President Joe Biden will take part in a remembrance of one of America’s darkest moments of racial violence on Tuesday, marking the 100th anniversary of a massacre in Tulsa, Oklahoma which wiped out a thriving black community.
Mr Biden’s visit, in which he will grieve for the more than 300 black people killed at the hands of a white mob a century ago, comes amid a national reckoning on racial justice.
And it will stand in stark contrast to the last presidential visit to Tulsa, which took place last year.
After suspending his campaign rallies after the onset of the pandemic, President Donald Trump chose Tulsa as the site of his return and picked June 19, the holiday known as Juneteenth that commemorates the end of slavery in the US.
Upon receiving fierce criticism, Mr Trump postponed the event by a day, though the rally was still marked by protests outside and empty seats inside the downtown arena.
Mr Biden will be the first president to be part of the remembrances of what happened in what used to be known as Black Wall Street.

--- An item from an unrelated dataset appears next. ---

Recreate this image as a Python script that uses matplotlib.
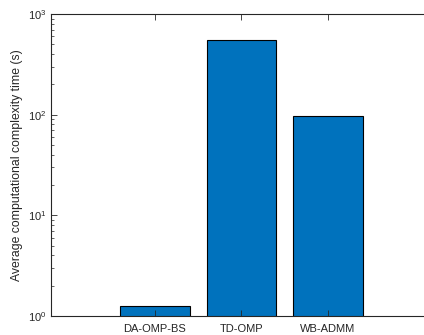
import numpy as np
import matplotlib.pyplot as plt
from matplotlib.ticker import LogLocator, NullFormatter

plt.rcParams['font.family'] = ['Liberation Sans', 'DejaVu Sans']
plt.rcParams['font.size'] = 8

# data
methods = ['DA-OMP-BS', 'TD-OMP', 'WB-ADMM']
times = [1.25, 555, 96]

fig = plt.figure(figsize=(4.24, 3.35), dpi=100)
ax = fig.add_axes([51 / 424, 19 / 335, 373 / 424, 302 / 335])

x = np.arange(len(methods))
ax.bar(x, times, width=0.8, color='#0072BD', edgecolor='black', linewidth=0.8)

ax.set_yscale('log')
ax.set_ylim(1, 1000)
ax.set_xlim(-1.202, 3.11)
ax.set_xticks(x)
ax.set_xticklabels(methods)
ax.yaxis.set_major_locator(LogLocator(base=10, numticks=10))
ax.yaxis.set_minor_locator(LogLocator(base=10, subs=np.arange(2, 10), numticks=10))
ax.yaxis.set_minor_formatter(NullFormatter())
ax.set_ylabel('Average computational complexity time (s)', color='#262626',
              fontsize=8.8, labelpad=3)

gray = '#262626'
ax.tick_params(axis='both', which='major', direction='in', length=4, width=0.6,
               colors=gray, labelsize=8, top=True, right=False)
ax.tick_params(axis='y', which='minor', direction='in', length=2.5, width=0.5,
               colors=gray, right=False)
ax.tick_params(axis='x', which='major', pad=6)
for side in ['left', 'top', 'bottom']:
    ax.spines[side].set_color(gray)
    ax.spines[side].set_linewidth(0.8)
ax.spines['right'].set_visible(False)

fig.savefig('out.png', dpi=100)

On May 31 and June 1 in 1921, white residents and civil society leaders looted and burned to the ground the Greenwood district and used planes to drop projectiles on it.
The attackers killed up to 300 black Tulsans and forced survivors for a time into internment camps overseen by National Guard members.

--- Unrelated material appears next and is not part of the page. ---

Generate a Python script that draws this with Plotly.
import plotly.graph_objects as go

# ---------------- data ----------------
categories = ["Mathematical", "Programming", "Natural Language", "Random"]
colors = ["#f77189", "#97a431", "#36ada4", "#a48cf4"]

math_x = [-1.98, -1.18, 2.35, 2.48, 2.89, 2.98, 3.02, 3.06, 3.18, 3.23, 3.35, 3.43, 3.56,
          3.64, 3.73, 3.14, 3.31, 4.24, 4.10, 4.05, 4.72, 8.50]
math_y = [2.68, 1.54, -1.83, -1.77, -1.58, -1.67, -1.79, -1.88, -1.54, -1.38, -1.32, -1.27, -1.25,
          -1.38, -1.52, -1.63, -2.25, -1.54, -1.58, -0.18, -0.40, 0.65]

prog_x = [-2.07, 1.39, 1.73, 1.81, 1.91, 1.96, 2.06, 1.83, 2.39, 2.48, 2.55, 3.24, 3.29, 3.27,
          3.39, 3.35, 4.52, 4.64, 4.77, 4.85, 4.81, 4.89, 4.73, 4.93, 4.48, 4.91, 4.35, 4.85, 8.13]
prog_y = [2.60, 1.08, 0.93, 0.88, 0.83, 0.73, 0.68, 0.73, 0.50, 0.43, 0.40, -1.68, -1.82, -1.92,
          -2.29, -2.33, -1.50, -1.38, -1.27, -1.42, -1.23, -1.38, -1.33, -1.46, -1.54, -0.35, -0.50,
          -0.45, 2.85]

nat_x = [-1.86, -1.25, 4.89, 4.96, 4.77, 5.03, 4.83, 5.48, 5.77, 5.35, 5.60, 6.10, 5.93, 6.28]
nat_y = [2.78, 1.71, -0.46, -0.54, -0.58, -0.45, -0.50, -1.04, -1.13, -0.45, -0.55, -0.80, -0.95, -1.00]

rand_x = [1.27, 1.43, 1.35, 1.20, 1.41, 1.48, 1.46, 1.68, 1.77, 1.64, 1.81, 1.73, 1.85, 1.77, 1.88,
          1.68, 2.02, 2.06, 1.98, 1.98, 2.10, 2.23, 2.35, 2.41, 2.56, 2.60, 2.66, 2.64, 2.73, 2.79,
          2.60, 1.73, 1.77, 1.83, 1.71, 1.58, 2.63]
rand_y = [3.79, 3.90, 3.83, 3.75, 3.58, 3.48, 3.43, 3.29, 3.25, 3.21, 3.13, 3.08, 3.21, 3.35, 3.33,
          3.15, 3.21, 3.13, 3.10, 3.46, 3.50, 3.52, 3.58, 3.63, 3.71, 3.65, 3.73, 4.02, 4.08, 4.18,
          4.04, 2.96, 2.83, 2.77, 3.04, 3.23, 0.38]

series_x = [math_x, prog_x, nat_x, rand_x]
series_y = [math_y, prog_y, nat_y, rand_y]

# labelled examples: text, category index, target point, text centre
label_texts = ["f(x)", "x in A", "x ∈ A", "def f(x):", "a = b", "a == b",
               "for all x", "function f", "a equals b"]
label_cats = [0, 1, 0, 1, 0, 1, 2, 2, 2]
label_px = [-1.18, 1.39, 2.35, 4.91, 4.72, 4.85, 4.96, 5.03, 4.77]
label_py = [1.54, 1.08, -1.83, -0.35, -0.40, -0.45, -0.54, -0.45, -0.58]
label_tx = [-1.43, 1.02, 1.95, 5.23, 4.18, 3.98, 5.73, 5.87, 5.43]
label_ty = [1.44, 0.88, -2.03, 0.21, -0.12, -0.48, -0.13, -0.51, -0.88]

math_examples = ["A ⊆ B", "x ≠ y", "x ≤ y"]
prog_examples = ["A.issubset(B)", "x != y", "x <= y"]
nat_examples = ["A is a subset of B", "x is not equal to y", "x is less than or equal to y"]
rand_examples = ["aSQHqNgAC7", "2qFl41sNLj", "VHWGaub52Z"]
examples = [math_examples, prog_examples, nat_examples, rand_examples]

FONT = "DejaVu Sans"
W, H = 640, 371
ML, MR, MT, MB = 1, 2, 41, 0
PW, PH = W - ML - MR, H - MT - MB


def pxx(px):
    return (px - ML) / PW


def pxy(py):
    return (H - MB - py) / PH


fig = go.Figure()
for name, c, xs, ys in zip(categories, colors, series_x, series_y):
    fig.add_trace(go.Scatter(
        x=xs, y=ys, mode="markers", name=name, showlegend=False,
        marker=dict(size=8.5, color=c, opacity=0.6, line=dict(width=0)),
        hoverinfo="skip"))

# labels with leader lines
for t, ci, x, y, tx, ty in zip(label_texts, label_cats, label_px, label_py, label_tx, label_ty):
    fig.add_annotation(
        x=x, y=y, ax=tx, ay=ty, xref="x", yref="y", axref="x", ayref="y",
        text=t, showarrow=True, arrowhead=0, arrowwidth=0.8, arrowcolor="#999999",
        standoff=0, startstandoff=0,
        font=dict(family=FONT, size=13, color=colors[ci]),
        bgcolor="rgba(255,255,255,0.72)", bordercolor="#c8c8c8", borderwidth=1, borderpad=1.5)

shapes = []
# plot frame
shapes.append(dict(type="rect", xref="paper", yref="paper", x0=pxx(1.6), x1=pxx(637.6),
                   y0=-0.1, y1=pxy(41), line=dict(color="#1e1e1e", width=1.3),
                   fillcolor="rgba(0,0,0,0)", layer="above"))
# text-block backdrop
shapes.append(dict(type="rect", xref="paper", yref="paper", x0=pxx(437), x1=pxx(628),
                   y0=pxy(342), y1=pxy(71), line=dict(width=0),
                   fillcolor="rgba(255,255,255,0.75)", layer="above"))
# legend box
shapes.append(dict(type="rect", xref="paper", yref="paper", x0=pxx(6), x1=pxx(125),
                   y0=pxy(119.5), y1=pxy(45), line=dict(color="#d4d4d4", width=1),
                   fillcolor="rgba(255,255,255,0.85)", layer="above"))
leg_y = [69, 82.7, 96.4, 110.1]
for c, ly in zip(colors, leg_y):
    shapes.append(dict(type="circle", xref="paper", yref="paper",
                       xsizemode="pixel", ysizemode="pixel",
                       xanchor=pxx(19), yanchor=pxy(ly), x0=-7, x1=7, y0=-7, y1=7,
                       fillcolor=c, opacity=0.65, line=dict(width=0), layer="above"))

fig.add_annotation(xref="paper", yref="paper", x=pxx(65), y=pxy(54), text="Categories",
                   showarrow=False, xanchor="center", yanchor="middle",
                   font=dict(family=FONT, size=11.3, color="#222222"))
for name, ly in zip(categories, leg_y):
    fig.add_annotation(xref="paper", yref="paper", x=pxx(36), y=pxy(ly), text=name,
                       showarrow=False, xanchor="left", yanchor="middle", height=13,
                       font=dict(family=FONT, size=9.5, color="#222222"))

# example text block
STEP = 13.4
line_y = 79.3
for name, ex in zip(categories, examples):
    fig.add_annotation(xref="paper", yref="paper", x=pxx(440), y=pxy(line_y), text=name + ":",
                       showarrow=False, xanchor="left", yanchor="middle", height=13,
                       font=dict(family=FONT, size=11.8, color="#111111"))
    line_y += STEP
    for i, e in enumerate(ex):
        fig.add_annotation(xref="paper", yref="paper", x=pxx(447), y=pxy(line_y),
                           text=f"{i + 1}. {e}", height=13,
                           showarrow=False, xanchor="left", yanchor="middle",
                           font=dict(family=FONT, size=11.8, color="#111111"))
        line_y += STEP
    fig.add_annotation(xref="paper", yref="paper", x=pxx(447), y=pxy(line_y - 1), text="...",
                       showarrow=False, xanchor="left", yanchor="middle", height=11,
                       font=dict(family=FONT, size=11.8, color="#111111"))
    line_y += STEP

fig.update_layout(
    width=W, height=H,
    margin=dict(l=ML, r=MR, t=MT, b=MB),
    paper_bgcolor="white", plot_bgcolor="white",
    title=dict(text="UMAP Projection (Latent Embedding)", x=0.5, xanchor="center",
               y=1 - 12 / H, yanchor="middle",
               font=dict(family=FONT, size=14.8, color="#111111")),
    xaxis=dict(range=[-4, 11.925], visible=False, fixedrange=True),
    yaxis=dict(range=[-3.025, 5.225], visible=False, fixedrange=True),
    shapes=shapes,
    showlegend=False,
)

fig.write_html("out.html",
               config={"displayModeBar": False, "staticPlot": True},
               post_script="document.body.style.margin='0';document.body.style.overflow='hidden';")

Burned bricks and a fragment of a church basement are about all that survive today of the more than 30-block historically black district.
Despite its horror, the massacre in Tulsa has only recently reentered the national discourse — and the presidential visit will serve to put an even brighter spotlight on the event.
“This is so important because we have to recognise what we have done if we are going to be otherwise,” said Eddie Glaude, chair of the Centre for African American Studies at Princeton University.
He added Mr Biden’s visit “has to be more than symbolic. To tell the truth is the precondition for reconciliation, and reconciliation is the basis for repair.”
Historians say the trouble 100 years ago in Tulsa began after a local newspaper drummed up a furore over a black man accused of stepping on a white girl’s foot.
When black Tulsans showed up with guns to prevent the man’s lynching, white residents responded with overwhelming force.
A grand jury investigation at the time concluded, without evidence, that unidentified agitators had given Tulsa’s African Americans both their firearms and what was described as their mistaken belief “in equal rights, social equality and their ability to demand the same”.
Tensions persist in Tulsa ahead of Mr Biden’s appearance.
Organisers called off a headline commemoration of the 100th anniversary of the Tulsa Race Massacre, saying no agreement could be reached over monetary payments to three survivors of the deadly attack. It highlights broader debates over reparations for racial injustice.
Disagreements among black leaders in Tulsa over the handling of commemoration events and millions of dollars in donations have led to two disparate groups planning separate slates of events marking the massacre’s 100th anniversary.
Mr Biden, who served as vice president to the nation’s first black president and selected a black woman as his own vice president, backs a study of reparations, both in Tulsa and more broadly, but has not committed to supporting payments.
He recently declared the need for Americans to confront its ugly past, saying: “We must acknowledge that there can be no realisation of the American dream without grappling with the original sin of slavery, and the centuries-long campaign of violence, fear, and trauma wrought upon African American people in this country.”